#### PROBLEM STATEMENT
Give the data below again exactly as it stands. Omit the pictures.

-- BEGIN --

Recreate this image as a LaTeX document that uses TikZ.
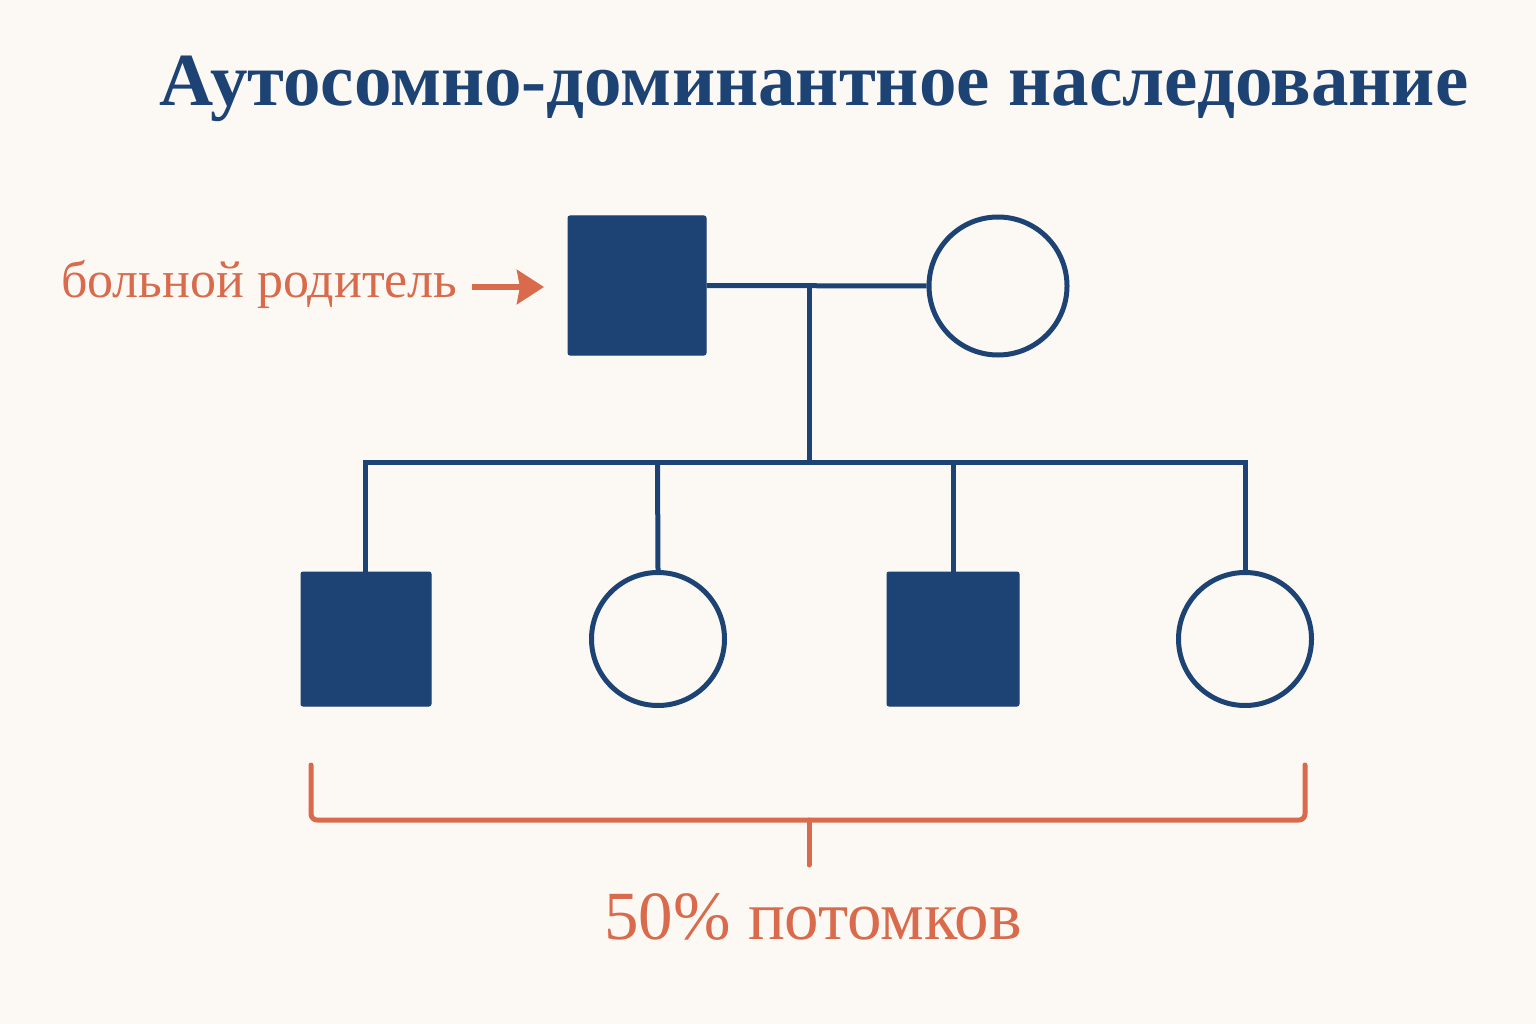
\documentclass[tikz,border=0pt]{standalone}
\usepackage{fontspec}
\setmainfont{Liberation Serif}
\usetikzlibrary{arrows.meta}
\definecolor{bgc}{HTML}{FCF9F4}
\definecolor{navy}{HTML}{1D4375}
\definecolor{coral}{HTML}{D96A4C}
\tikzset{
  affected/.style={fill=navy, draw=navy, line width=1pt, rounded corners=2pt, inner sep=0pt},
  unaffected/.style={circle, draw=navy, line width=5pt, fill=bgc, inner sep=0pt},
  pline/.style={draw=navy, line width=5pt, line join=miter},
  bline/.style={draw=coral, line width=5pt, line cap=round, line join=round},
}
\begin{document}
\begin{tikzpicture}[x=1pt,y=-1pt]
\fill[bgc] (0,0) rectangle (1536,1024);
\useasboundingbox (0,0) rectangle (1536,1024);
% title
\node[text=navy, font=\fontsize{75}{80}\selectfont\bfseries] (title) at (814,89) {Аутосомно-доминантное наследование};
% parents
\node[affected, minimum width=138pt, minimum height=139pt] (father) at (637,285.5) {};
\node[unaffected, minimum size=138pt] (mother) at (998,286) {};
\coordinate (mid) at (809,285.5);
\coordinate (sib) at (809,462.5);
\draw[pline] (father.east) -- (mother.west);
\draw[pline] (mid) -- (sib);
% children
\node[affected, minimum width=130pt, minimum height=134pt] (c1) at (366,639) {};
\node[unaffected, minimum size=133pt] (c2) at (658,639) {};
\node[affected, minimum width=132pt, minimum height=134pt] (c3) at (953,639) {};
\node[unaffected, minimum size=133pt] (c4) at (1245,639) {};
\coordinate (s1) at (365.5,462.5);
\coordinate (s2) at (657.5,462.5);
\coordinate (s3) at (953,462.5);
\coordinate (s4) at (1245,462.5);
\draw[pline] (s1 |- c1.north) -- (s1) -- (s4) -- (c4.north);
\draw[pline] (s2) -- (c2.north);
\draw[pline] (s3) -- (s3 |- c3.north);
% label
\node[text=coral, font=\fontsize{52}{56}\selectfont, anchor=east] (lab) at (461,284) {больной родитель};
\coordinate (arrowstart) at (472,287);
\coordinate (arrowend) at (544,287);
\draw[coral, line width=6pt, -{Stealth[length=27pt,width=34pt,inset=3pt]}] (arrowstart) -- (arrowend);
% bracket
\coordinate (bl) at (311,765);
\coordinate (br) at (1305,765);
\coordinate (bm) at (809,820);
\coordinate (bt) at (809,865);
\draw[bline, rounded corners=6pt] (bl) -- (311,820) -- (1305,820) -- (br);
\draw[bline] (bm) -- (bt);
\node[text=coral, font=\fontsize{69}{72}\selectfont] (pct) at (813,917) {50\% потомков};
\end{tikzpicture}
\end{document}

-- END --

#### ANSWER TO THIS TASK
Recreate this image as a LaTeX document that uses TikZ.
\documentclass[tikz,border=0pt]{standalone}
\usepackage{fontspec}
\setmainfont{Liberation Serif}
\usetikzlibrary{arrows.meta}
\definecolor{bgc}{HTML}{FCF9F4}
\definecolor{navy}{HTML}{1D4375}
\definecolor{coral}{HTML}{D96A4C}
\tikzset{
  affected/.style={fill=navy, draw=navy, line width=1pt, rounded corners=2pt, inner sep=0pt},
  unaffected/.style={circle, draw=navy, line width=5pt, fill=bgc, inner sep=0pt},
  pline/.style={draw=navy, line width=5pt, line join=miter},
  bline/.style={draw=coral, line width=5pt, line cap=round, line join=round},
}
\begin{document}
\begin{tikzpicture}[x=1pt,y=-1pt]
\fill[bgc] (0,0) rectangle (1536,1024);
\useasboundingbox (0,0) rectangle (1536,1024);
% title
\node[text=navy, font=\fontsize{75}{80}\selectfont\bfseries] (title) at (814,89) {Аутосомно-доминантное наследование};
% parents
\node[affected, minimum width=138pt, minimum height=139pt] (father) at (637,285.5) {};
\node[unaffected, minimum size=138pt] (mother) at (998,286) {};
\coordinate (mid) at (809,285.5);
\coordinate (sib) at (809,462.5);
\draw[pline] (father.east) -- (mother.west);
\draw[pline] (mid) -- (sib);
% children
\node[affected, minimum width=130pt, minimum height=134pt] (c1) at (366,639) {};
\node[unaffected, minimum size=133pt] (c2) at (658,639) {};
\node[affected, minimum width=132pt, minimum height=134pt] (c3) at (953,639) {};
\node[unaffected, minimum size=133pt] (c4) at (1245,639) {};
\coordinate (s1) at (365.5,462.5);
\coordinate (s2) at (657.5,462.5);
\coordinate (s3) at (953,462.5);
\coordinate (s4) at (1245,462.5);
\draw[pline] (s1 |- c1.north) -- (s1) -- (s4) -- (c4.north);
\draw[pline] (s2) -- (c2.north);
\draw[pline] (s3) -- (s3 |- c3.north);
% label
\node[text=coral, font=\fontsize{52}{56}\selectfont, anchor=east] (lab) at (461,284) {больной родитель};
\coordinate (arrowstart) at (472,287);
\coordinate (arrowend) at (544,287);
\draw[coral, line width=6pt, -{Stealth[length=27pt,width=34pt,inset=3pt]}] (arrowstart) -- (arrowend);
% bracket
\coordinate (bl) at (311,765);
\coordinate (br) at (1305,765);
\coordinate (bm) at (809,820);
\coordinate (bt) at (809,865);
\draw[bline, rounded corners=6pt] (bl) -- (311,820) -- (1305,820) -- (br);
\draw[bline] (bm) -- (bt);
\node[text=coral, font=\fontsize{69}{72}\selectfont] (pct) at (813,917) {50\% потомков};
\end{tikzpicture}
\end{document}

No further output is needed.